*Task statement:* From the listing below, copy word for word every line starting at the one that includes "What Apache ECharts" and ending at the one that includes "const catsL = cats(xkValue.length), catsR"; the pictures are omitted.

*Given information:*
────

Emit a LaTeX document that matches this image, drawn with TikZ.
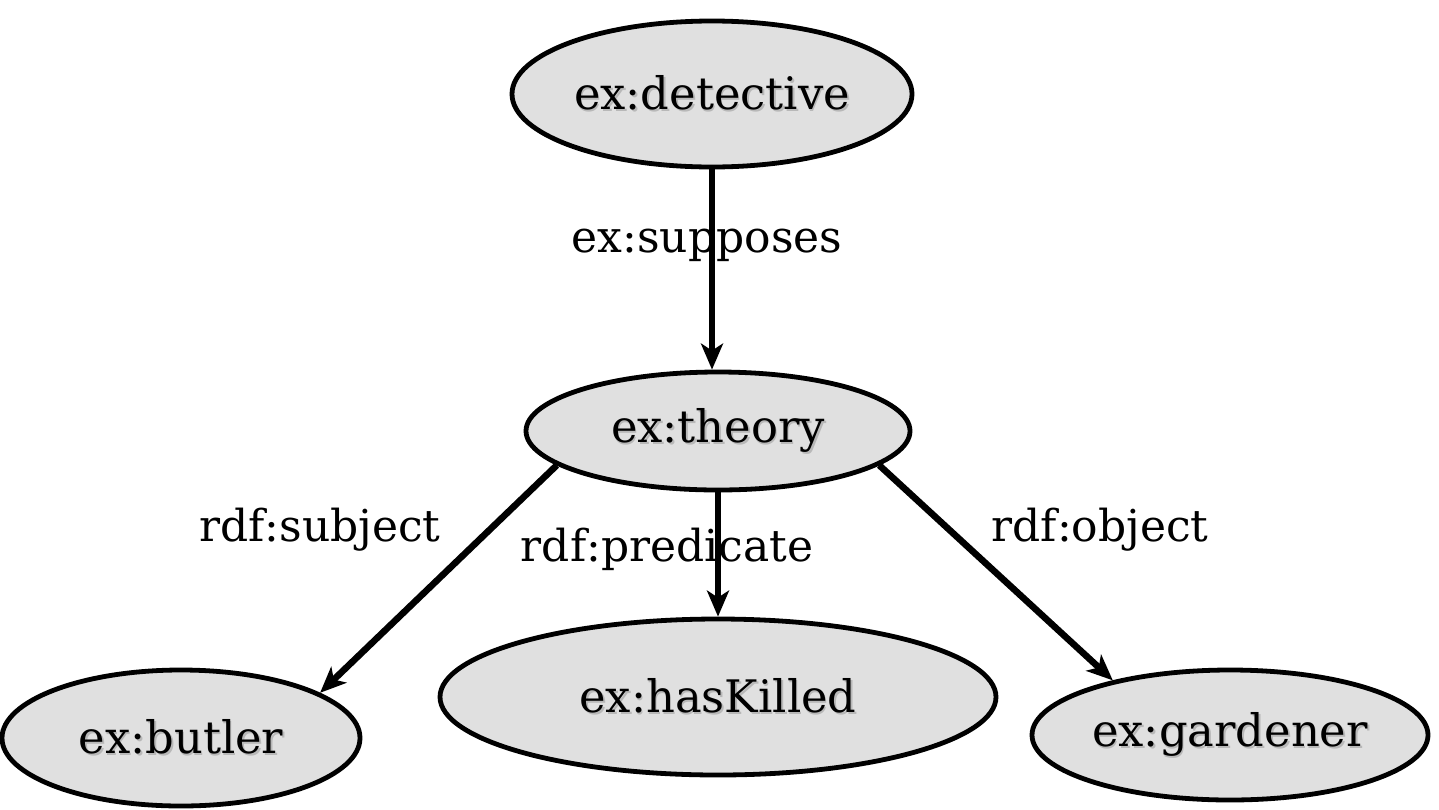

────

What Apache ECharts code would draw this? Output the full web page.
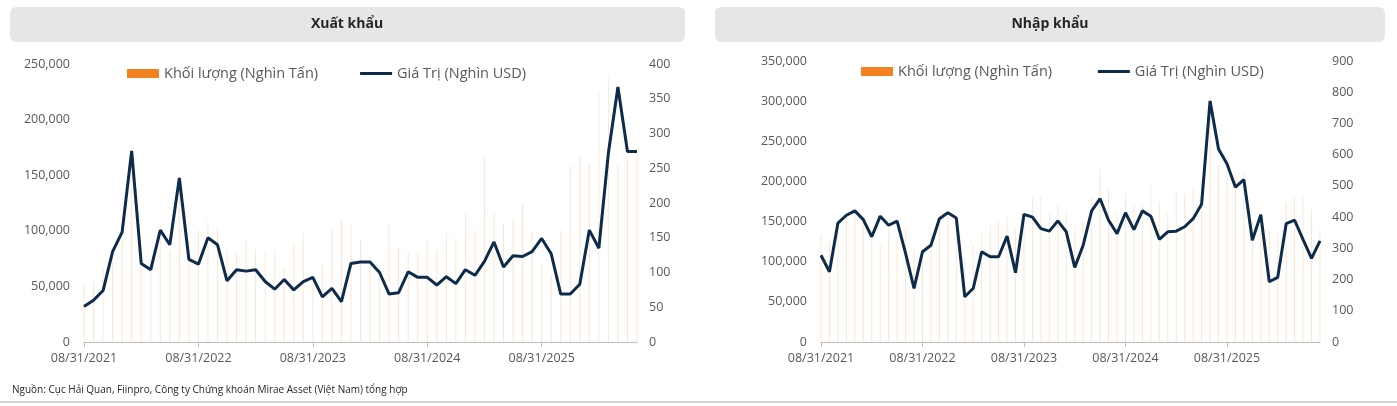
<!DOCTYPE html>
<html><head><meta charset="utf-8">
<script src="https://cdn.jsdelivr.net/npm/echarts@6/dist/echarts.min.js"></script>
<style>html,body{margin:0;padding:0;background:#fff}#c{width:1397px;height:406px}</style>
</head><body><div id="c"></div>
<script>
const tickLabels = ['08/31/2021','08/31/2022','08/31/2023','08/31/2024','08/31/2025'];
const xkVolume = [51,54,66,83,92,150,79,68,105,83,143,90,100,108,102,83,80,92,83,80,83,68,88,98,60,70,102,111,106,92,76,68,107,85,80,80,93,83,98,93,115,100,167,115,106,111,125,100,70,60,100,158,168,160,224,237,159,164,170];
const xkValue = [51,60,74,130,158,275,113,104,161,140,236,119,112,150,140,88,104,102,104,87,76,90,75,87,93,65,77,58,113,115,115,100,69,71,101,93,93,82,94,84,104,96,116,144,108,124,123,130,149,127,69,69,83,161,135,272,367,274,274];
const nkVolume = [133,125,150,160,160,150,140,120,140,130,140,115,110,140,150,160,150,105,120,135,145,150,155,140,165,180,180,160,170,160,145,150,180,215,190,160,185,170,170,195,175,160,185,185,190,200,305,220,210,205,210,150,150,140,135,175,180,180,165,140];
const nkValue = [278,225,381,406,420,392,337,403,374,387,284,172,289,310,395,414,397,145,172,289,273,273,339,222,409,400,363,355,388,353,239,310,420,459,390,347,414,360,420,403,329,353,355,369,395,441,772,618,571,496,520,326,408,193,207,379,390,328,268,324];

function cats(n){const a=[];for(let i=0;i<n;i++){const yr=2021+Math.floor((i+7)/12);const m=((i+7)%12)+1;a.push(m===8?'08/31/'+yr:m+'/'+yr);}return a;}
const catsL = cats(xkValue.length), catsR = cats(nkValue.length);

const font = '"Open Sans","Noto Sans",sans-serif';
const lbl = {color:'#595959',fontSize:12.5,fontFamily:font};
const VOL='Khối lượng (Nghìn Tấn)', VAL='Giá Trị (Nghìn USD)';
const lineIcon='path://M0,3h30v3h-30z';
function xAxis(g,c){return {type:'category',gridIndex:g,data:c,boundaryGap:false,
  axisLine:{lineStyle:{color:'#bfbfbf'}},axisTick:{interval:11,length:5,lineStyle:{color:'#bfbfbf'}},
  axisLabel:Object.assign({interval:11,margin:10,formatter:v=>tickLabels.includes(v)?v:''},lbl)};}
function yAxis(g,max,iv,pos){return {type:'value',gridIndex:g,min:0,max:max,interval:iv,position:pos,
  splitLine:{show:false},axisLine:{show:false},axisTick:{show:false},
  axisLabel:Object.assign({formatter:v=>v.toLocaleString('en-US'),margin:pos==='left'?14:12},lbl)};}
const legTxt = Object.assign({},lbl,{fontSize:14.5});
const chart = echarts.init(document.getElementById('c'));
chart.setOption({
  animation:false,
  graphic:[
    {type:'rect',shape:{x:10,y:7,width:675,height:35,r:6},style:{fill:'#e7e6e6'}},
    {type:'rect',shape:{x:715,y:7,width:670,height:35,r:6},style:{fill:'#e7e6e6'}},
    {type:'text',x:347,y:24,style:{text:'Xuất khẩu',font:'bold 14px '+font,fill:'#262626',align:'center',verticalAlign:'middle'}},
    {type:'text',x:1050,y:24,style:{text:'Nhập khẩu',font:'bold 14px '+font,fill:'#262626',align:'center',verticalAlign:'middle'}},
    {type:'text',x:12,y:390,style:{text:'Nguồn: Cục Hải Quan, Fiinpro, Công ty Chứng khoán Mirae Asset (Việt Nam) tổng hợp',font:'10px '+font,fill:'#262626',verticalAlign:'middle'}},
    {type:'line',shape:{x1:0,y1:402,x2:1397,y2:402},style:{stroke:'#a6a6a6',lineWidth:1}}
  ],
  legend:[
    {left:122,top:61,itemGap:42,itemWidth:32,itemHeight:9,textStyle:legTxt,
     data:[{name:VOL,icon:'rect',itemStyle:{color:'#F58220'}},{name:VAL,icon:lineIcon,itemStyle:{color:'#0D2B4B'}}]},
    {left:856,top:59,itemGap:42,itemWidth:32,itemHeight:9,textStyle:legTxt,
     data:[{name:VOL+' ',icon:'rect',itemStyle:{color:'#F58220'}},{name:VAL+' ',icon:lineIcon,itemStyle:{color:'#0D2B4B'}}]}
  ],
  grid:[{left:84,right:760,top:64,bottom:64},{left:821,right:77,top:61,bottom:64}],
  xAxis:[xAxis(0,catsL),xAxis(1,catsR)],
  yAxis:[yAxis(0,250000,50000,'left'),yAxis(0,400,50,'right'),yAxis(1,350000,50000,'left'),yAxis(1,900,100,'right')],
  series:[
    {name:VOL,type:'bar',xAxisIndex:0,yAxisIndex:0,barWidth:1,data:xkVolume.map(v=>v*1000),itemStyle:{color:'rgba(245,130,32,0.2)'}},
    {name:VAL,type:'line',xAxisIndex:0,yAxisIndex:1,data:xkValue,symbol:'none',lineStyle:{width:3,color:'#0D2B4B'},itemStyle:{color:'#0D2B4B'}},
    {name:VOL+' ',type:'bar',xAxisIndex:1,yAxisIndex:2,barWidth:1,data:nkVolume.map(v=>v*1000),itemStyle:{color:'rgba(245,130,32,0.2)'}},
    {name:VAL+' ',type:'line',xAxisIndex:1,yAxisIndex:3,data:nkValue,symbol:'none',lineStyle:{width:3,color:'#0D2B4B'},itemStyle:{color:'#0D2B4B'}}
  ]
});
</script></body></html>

────

*Output:*
What Apache ECharts code would draw this? Output the full web page.
<!DOCTYPE html>
<html><head><meta charset="utf-8">
<script src="https://cdn.jsdelivr.net/npm/echarts@6/dist/echarts.min.js"></script>
<style>html,body{margin:0;padding:0;background:#fff}#c{width:1397px;height:406px}</style>
</head><body><div id="c"></div>
<script>
const tickLabels = ['08/31/2021','08/31/2022','08/31/2023','08/31/2024','08/31/2025'];
const xkVolume = [51,54,66,83,92,150,79,68,105,83,143,90,100,108,102,83,80,92,83,80,83,68,88,98,60,70,102,111,106,92,76,68,107,85,80,80,93,83,98,93,115,100,167,115,106,111,125,100,70,60,100,158,168,160,224,237,159,164,170];
const xkValue = [51,60,74,130,158,275,113,104,161,140,236,119,112,150,140,88,104,102,104,87,76,90,75,87,93,65,77,58,113,115,115,100,69,71,101,93,93,82,94,84,104,96,116,144,108,124,123,130,149,127,69,69,83,161,135,272,367,274,274];
const nkVolume = [133,125,150,160,160,150,140,120,140,130,140,115,110,140,150,160,150,105,120,135,145,150,155,140,165,180,180,160,170,160,145,150,180,215,190,160,185,170,170,195,175,160,185,185,190,200,305,220,210,205,210,150,150,140,135,175,180,180,165,140];
const nkValue = [278,225,381,406,420,392,337,403,374,387,284,172,289,310,395,414,397,145,172,289,273,273,339,222,409,400,363,355,388,353,239,310,420,459,390,347,414,360,420,403,329,353,355,369,395,441,772,618,571,496,520,326,408,193,207,379,390,328,268,324];

function cats(n){const a=[];for(let i=0;i<n;i++){const yr=2021+Math.floor((i+7)/12);const m=((i+7)%12)+1;a.push(m===8?'08/31/'+yr:m+'/'+yr);}return a;}
const catsL = cats(xkValue.length), catsR = cats(nkValue.length);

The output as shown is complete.